Bill would expand conditions qualifying for medical pot
CONCORD — State lawmakers continue to work to expand New Hampshire’s medical marijuana law with respect to additional qualifying conditions.
The Senate passed a bill Wednesday to include Ehlers-Danlos syndrome, a connective tissue disorder that can cause severe pain.
The House has passed other bills this session expanding the qualifying medical illnesses or conditions, including legislation adding post-traumatic stress disorder and chronic pain.
“This bill would give patients another option for pain relief without the use of opioids,” Senate Majority Leader Jeb Bradley, R-Wolfeboro, said in introducing the Ehlers-Danlos syndrome bill.
The Senate passed the bill without debate, something notable given the heated discussions at the State House before the Legislature, in June 2013, passed the state’s law legalizing the use of cannabis for therapeutic purposes, which then-Gov. Maggie Hassan signed into law.
The list of qualifying medical conditions continues to grow, which signals more acceptance among patients and doctors, said Sen. John Reagan, R-Deerfield, a co-sponsor of the original law and the Senate bill adopted Tuesday.
“It’s all just to increase acceptance by the medical community,” he said.
The conditions include cancer, glaucoma, AIDS, hepatitis C, muscular dystrophy, multiple sclerosis, lupus, Alzheimer’s, Crohn’s disease, and Parkinson’s disease.

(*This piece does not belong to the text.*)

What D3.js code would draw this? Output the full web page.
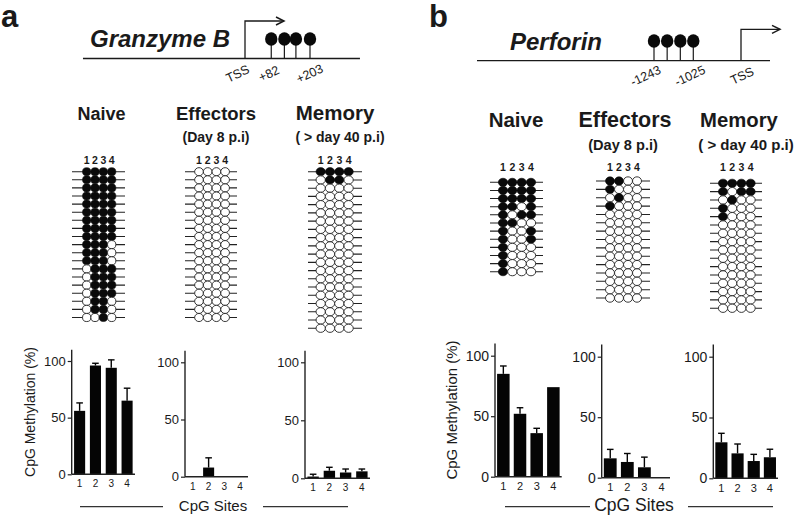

The state continues to update the statute. Last August, ulcerative colitis was added as a qualifying medical condition.
State law authorizes the New Hampshire Department of Health and Human Services to add medical conditions that are not specifically listed, and medical providers may request the addition of other eligible conditions through a petition process.
New Hampshire now has four medical cannabis dispensaries open, in Lebanon, Dover, Plymouth, and Merrimack.
It is a separate issue, but the House voted, 318-36, earlier this month to pass a marijuana decriminalization bill, which Gov. Chris Sununu, R-Newfields, supports.
The bill reduces the penalty for possession of less than an ounce of marijuana or marijuana-infused products by someone 21 and older, to a violation. The decriminalization bill is now pending in the Senate Judiciary Committee.